La chancelière allemande, Angela Merkel, et le président turc, Recep Tayyip Erdogan, au palais présidentiel turc, à Ankara, le 2 février 2017. | © UMIT BEKTAS / REUTERS

En visite en Turquie pour la première fois depuis le coup d’état manqué de juillet 2016, Angela Merkel a annoncé jeudi 2 février avoir fait part à Recep Tayyip Erdogan de ses préoccupations sur l’état de la liberté d’expression et de la liberté de la presse en Turquie, lors d’un point de presse conjoint à Ankara.

« Avec le putsch, nous avons vu comment le peuple turc s’était levé pour la démocratie et les règles de la démocratie en Turquie », a déclaré la chancelière. Puis, citant les difficultés rencontrées par des correspondants des médias allemands à obtenir leur carte de presse turque, elle a ajouté :

« C’est exactement pourquoi, dans cette phase décisive, il est important que la liberté d’opinion soit respectée et, en relation avec cela, nous avons discuté de la liberté de la presse. »
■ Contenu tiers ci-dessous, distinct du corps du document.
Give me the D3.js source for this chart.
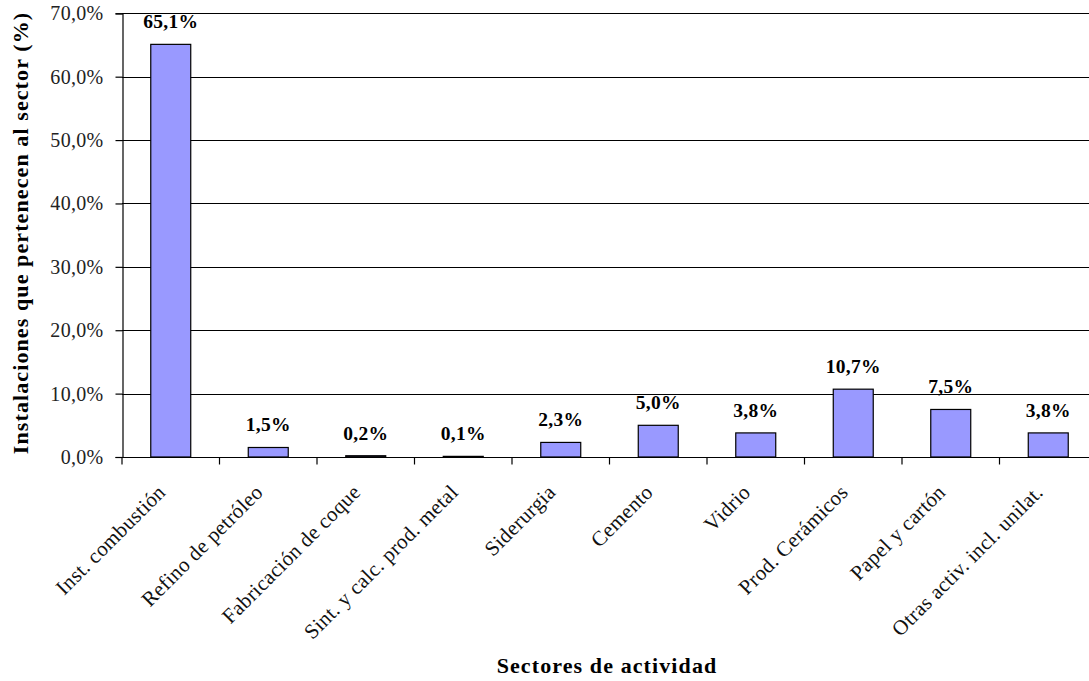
<!DOCTYPE html>
<html>
<head>
<meta charset="utf-8">
<script src="https://cdn.jsdelivr.net/npm/d3@7"></script>
<style>
  html, body { margin: 0; padding: 0; background: #fff; }
  svg { display: block; }
</style>
</head>
<body>
<svg id="chart" width="1089" height="681"></svg>
<script>
// Share of installations per activity sector
const sectors = [
  "Inst. combustión",
  "Refino de petróleo",
  "Fabricación de coque",
  "Sint. y calc. prod. metal",
  "Siderurgia",
  "Cemento",
  "Vidrio",
  "Prod. Cerámicos",
  "Papel y cartón",
  "Otras activ. incl. unilat."
];
const shares = [65.1, 1.5, 0.2, 0.1, 2.3, 5.0, 3.8, 10.7, 7.5, 3.8];
const yTicks = [0, 10, 20, 30, 40, 50, 60, 70];

const FONT = "Liberation Serif";
const fmt = v => v.toFixed(1).replace(".", ",") + "%";

const svg = d3.select("#chart");
const plotLeft = 122, plotRight = 1097, plotTop = 13.3, plotBottom = 457;

const x = d3.scaleBand().domain(sectors).range([plotLeft, plotRight]).paddingInner(0.59).paddingOuter(0.295);
const y = d3.scaleLinear().domain([0, 70]).range([plotBottom, plotTop]);

// horizontal gridlines
svg.append("g")
  .selectAll("line")
  .data(yTicks.filter(t => t > 0))
  .join("line")
  .attr("x1", plotLeft).attr("x2", 1089)
  .attr("y1", d => Math.round(y(d)) + 0.5).attr("y2", d => Math.round(y(d)) + 0.5)
  .attr("stroke", "#000").attr("stroke-width", 1);

// bars
svg.append("g")
  .selectAll("rect")
  .data(shares)
  .join("rect")
  .attr("x", (d, i) => x(sectors[i]))
  .attr("width", x.bandwidth())
  .attr("y", d => y(d))
  .attr("height", d => plotBottom - y(d))
  .attr("fill", "#9999ff")
  .attr("stroke", "#000")
  .attr("stroke-width", 1.2);

// value labels
svg.append("g")
  .selectAll("text")
  .data(shares)
  .join("text")
  .attr("x", (d, i) => x(sectors[i]) + x.bandwidth() / 2)
  .attr("y", d => y(d) - 16)
  .attr("text-anchor", "middle")
  .attr("font-family", FONT)
  .attr("font-weight", "bold")
  .attr("font-size", 19.5)
  .attr("letter-spacing", 0.3)
  .attr("fill", "#000")
  .text(d => fmt(d));

// y axis
const yAxis = svg.append("g")
  .attr("transform", `translate(${plotLeft + 0.5},0)`)
  .call(d3.axisLeft(y).tickValues(yTicks).tickSize(7).tickPadding(12).tickFormat(d => fmt(d)));
yAxis.attr("font-family", FONT).attr("font-size", 20);
yAxis.select(".domain").attr("stroke", "#000").attr("stroke-width", 1.2);
yAxis.selectAll(".tick line").attr("stroke", "#000").attr("stroke-width", 1.2);
yAxis.selectAll(".tick text")
  .attr("font-family", FONT)
  .attr("font-size", 20)
  .attr("letter-spacing", 0.3)
  .attr("fill", "#222");

// x axis with ticks on band boundaries
const xg = svg.append("g").attr("transform", `translate(0,${plotBottom + 0.5})`);
xg.append("line").attr("x1", plotLeft).attr("x2", 1089).attr("stroke", "#000").attr("stroke-width", 1.2);
const step = x.step();
xg.selectAll("line.tick")
  .data(d3.range(sectors.length + 1))
  .join("line")
  .attr("class", "tick")
  .attr("x1", i => plotLeft + i * step).attr("x2", i => plotLeft + i * step)
  .attr("y1", 0).attr("y2", 7)
  .attr("stroke", "#000").attr("stroke-width", 1.2);

xg.selectAll("text")
  .data(sectors)
  .join("text")
  .attr("transform", d => `translate(${x(d) + x.bandwidth() / 2 - 4},${36}) rotate(-45)`)
  .attr("text-anchor", "end")
  .attr("font-family", FONT)
  .attr("font-size", 21)
  .attr("letter-spacing", 0.3)
  .attr("fill", "#111")
  .text(d => d);

// axis titles
svg.append("text")
  .attr("x", 607).attr("y", 673)
  .attr("text-anchor", "middle")
  .attr("font-family", FONT)
  .attr("font-weight", "bold")
  .attr("font-size", 22)
  .attr("letter-spacing", 1.1)
  .text("Sectores de actividad");

svg.append("text")
  .attr("transform", "translate(28,233) rotate(-90)")
  .attr("text-anchor", "middle")
  .attr("font-family", FONT)
  .attr("font-weight", "bold")
  .attr("font-size", 22)
  .attr("letter-spacing", 1.1)
  .text("Instalaciones que pertenecen al sector (%)");
</script>
</body>
</html>
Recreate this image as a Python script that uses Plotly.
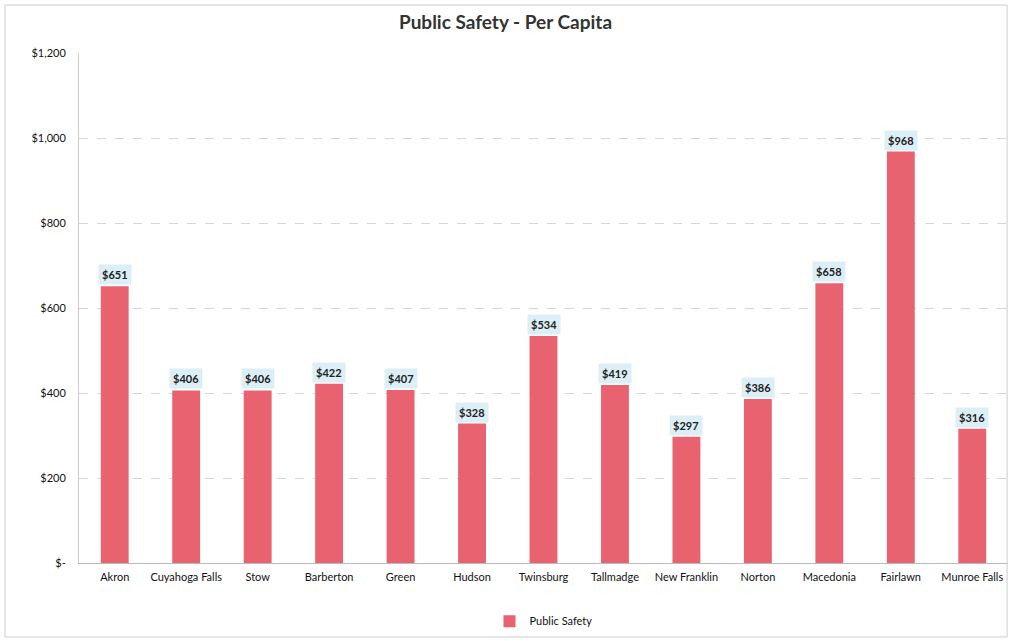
import plotly.graph_objects as go

cities = ["Akron", "Cuyahoga Falls", "Stow", "Barberton", "Green", "Hudson",
          "Twinsburg", "Tallmadge", "New Franklin", "Norton", "Macedonia",
          "Fairlawn", "Munroe Falls"]
values = [651, 406, 406, 422, 407, 328, 534, 419, 297, 386, 658, 968, 316]
tick_vals = [0, 200, 400, 600, 800, 1000, 1200]
tick_text = ["$-", "$200", "$400", "$600", "$800", "$1,000", "$1,200"]
labels = ["$" + str(v) for v in values]

FONT = "Lato, Open Sans, sans-serif"
BAR = "#E8636F"

fig = go.Figure()
fig.add_trace(go.Bar(
    x=cities, y=values, name="Public Safety",
    marker=dict(color=BAR, line=dict(width=0)),
))

for c, v, t in zip(cities, values, labels):
    fig.add_annotation(
        x=c, y=v, text="<b>" + t + "</b>", showarrow=False,
        yanchor="bottom", yshift=1,
        font=dict(family=FONT, size=11, color="#222222"),
        bgcolor="#DCEFF6", borderpad=3,
    )

fig.add_shape(type="rect", xref="paper", yref="paper",
              x0=-0.0797, x1=0.999, y0=-0.145, y1=1.094,
              line=dict(color="#cccccc", width=1))

fig.update_layout(
    width=1011, height=641,
    margin=dict(l=79, r=3, t=53, b=78),
    paper_bgcolor="white", plot_bgcolor="white",
    title=dict(text="<b>Public Safety - Per Capita</b>", x=0.5, xanchor="center",
               y=0.965, yanchor="middle",
               font=dict(family=FONT, size=19, color="#333333")),
    bargap=0.61,
    showlegend=True,
    legend=dict(orientation="h", x=0.5, xanchor="center", y=-0.114, yanchor="middle",
                font=dict(family=FONT, size=11, color="#111111")),
    xaxis=dict(showgrid=False, showline=True, linecolor="#bbbbbb",
               ticks="outside", ticklen=4, tickcolor="rgba(0,0,0,0)",
               tickfont=dict(family=FONT, size=11, color="#111111")),
    yaxis=dict(range=[0, 1200], tickvals=tick_vals, ticktext=tick_text,
               showgrid=True, gridcolor="#d6d6d6", griddash="dash",
               showline=True, linecolor="#cccccc", zeroline=False,
               ticks="outside", ticklen=10, tickcolor="rgba(0,0,0,0)",
               tickfont=dict(family=FONT, size=11, color="#111111")),
    font=dict(family=FONT),
)

fig.write_html("out.html")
Demande de garanties sur la réforme constitutionnelle

Mme Merkel a souligné que « la séparation des pouvoirs et la liberté d’expression d[evai]ent être garanties » dans la révision constitutionnelle voulue par M. Erdogan et soumise à référendum en avril. La chancelière a également estimé que cette consultation populaire devrait être supervisée par une délégation de l’Organisation pour la sécurité et la coopération en Europe (OSCE).

De son côté, M. Erdogan a balayé les critiques formulées par des opposants turcs, qui dénoncent une dérive autoritaire et redoutent que, si la réforme est définitivement adoptée, le président puisse intervenir directement dans le fonctionnement de la justice.

« Cela n’a absolument aucun fondement (…) Il y a un organe législatif, l’exécutif est également là, de même que la justice (…). Il n’est pas question de mettre fin à la séparation des pouvoirs. »

Les deux dirigeants ont également parlé du pacte sur les migrants conclu en mars 2016 entre la Turquie et l’UE, de la situation en Syrie et en Irak, ainsi que des relations commerciales, a précisé M. Erdogan.

Le déplacement en Turquie de Mme Merkel, qui doit également rencontrer le premier ministre turc, Binali Yildirim, et des opposants, survient alors que les relations entre Ankara et Berlin se sont sensiblement dégradées depuis le putsch manqué en juillet.

On ignore si le cas de la quarantaine d’officiers turcs de l’Organidation du traité de l’Atlantique nord qui a demandé l’asile politique en Allemagne a été abordé par les deux dirigeants.

Ankara met en garde Athènes

En parallèle de la visite d’Angela Merkel jeudi, les autorités turques ont exprimé leur mécontentement après la décision de la justice grecque la semaine passée de refuser l’extradition de huit militaires soupçonnés d’avoir pris part au coup d’état manqué.

Accusant Athènes de se livrer à des provocations, Ankara a évoqué un « point de non-retour » si les tensions continuaient de s’aggraver. Mercredi, Athènes a signalé des incursions caractérisées d’un avion militaire turc au-dessus de la mer Egée ; ce que le ministre grec de la défense grec, Panos Kammenos, a qualifié de « comportement de cow-boy ».

« Cela fait longtemps que la Grèce fait de la provocation. Nous nous comportons raisonnablement afin qu’il n’y ait pas de tensions avec nos voisins », a affirmé le ministre des affaires étrangères turc, Mevlut Cavusoglu, cité par le quotidien Hurriyet. « Nous savons comment apporter la réponse appropriée. Si la situation se dégrade, ce qu’a Dieu ne plaise, si se produit un incident hasardeux, il n’y aura pas de retour », a-t-il ajouté.